When you review your reports, look for inaccuracies and negative actions. Both of these can hurt your credit, but dealing with them will require different approaches.
- Identify and Report Inaccuracies
Studies show that a significant percentage of credit reports have inaccuracies. Although many are minor, some can be significant enough to damage your credit score. So look through your credit report and look for accounts that you didn’t sign up for (believe it or not, it’s possible for accounts from someone with a similar name to get put on your account) or misreported information.
You can dispute the inaccurate information by reporting it to the credit bureau (note -- this means you may have to report separately to each of the bureaus) who will then contact your lender. Your lender has 30 days to respond to your challenge and if they don’t respond or determine that they were wrong, the item will be removed from your account.
- Correct Negative Actions
Negative actions are those actions that hurt your credit score. Generally, your credit report will have a “Negative Actions” section that will provide a simple list that will highlight those things that may drag your credit down. The two biggest offenders are payment history and credit line utilization.
- Payment history tracks how well you pay on your loans, the theory being that if you’ve generally paid reliably and on-time in the past, you’ll continue to do so.

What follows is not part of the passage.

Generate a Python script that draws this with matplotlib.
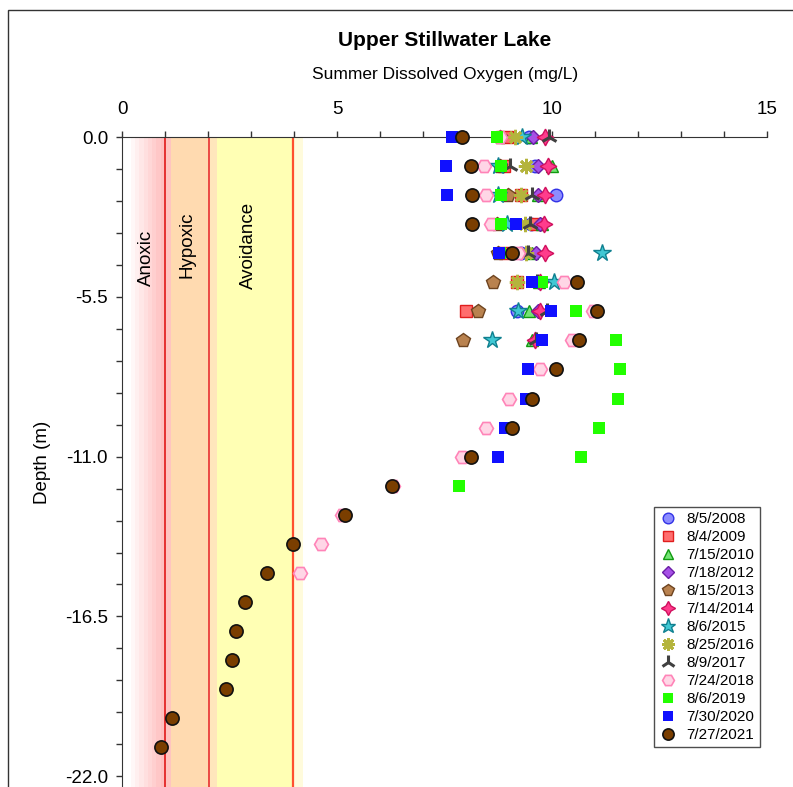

However, if you pay sporadically or miss payments, you may not be a reliable money manager and may be more likely to default. If your credit report shows poor payment history, start paying on-time today and commit to good payment habits. Within 6 months, your past poor performance will start to lose importance and your new trend of paying on-time will become more important and your credit will start to improve.
- Credit line utilization: To calculate this, sum both the total credit line amount and the amount outstanding for your credit cards and other revolving loans like home equity line of credit. Your total balance divided by your credit line is your line utilization -- the amount of available borrowing that you’re using. If this is over 50% it will really bring down your credit score. Ideally it should be less than 10%. If you’re over 10%, commit to paying it down and create a paydown plan.
What’s your credit report; well it’s your credit history. The report is based on any information each bureau receives about you from the companies who have provided you with credit. Other items that will show up on your credit report will be any late payments.
- Monitor Your Score
After you’ve looked through your credit report, check out your credit score. This is the number that comes out of a complicated model after the bureau runs your data through it. The most popular score is the FICO which can range from 300 to 850. Your credit score helps creditors determine how "credit worthy" you are and anything over 720 is considered good. Because poor credit means there’s a higher chance you’ll default on a loan, lenders charge higher interest rates to those with lower scores to offset these risks.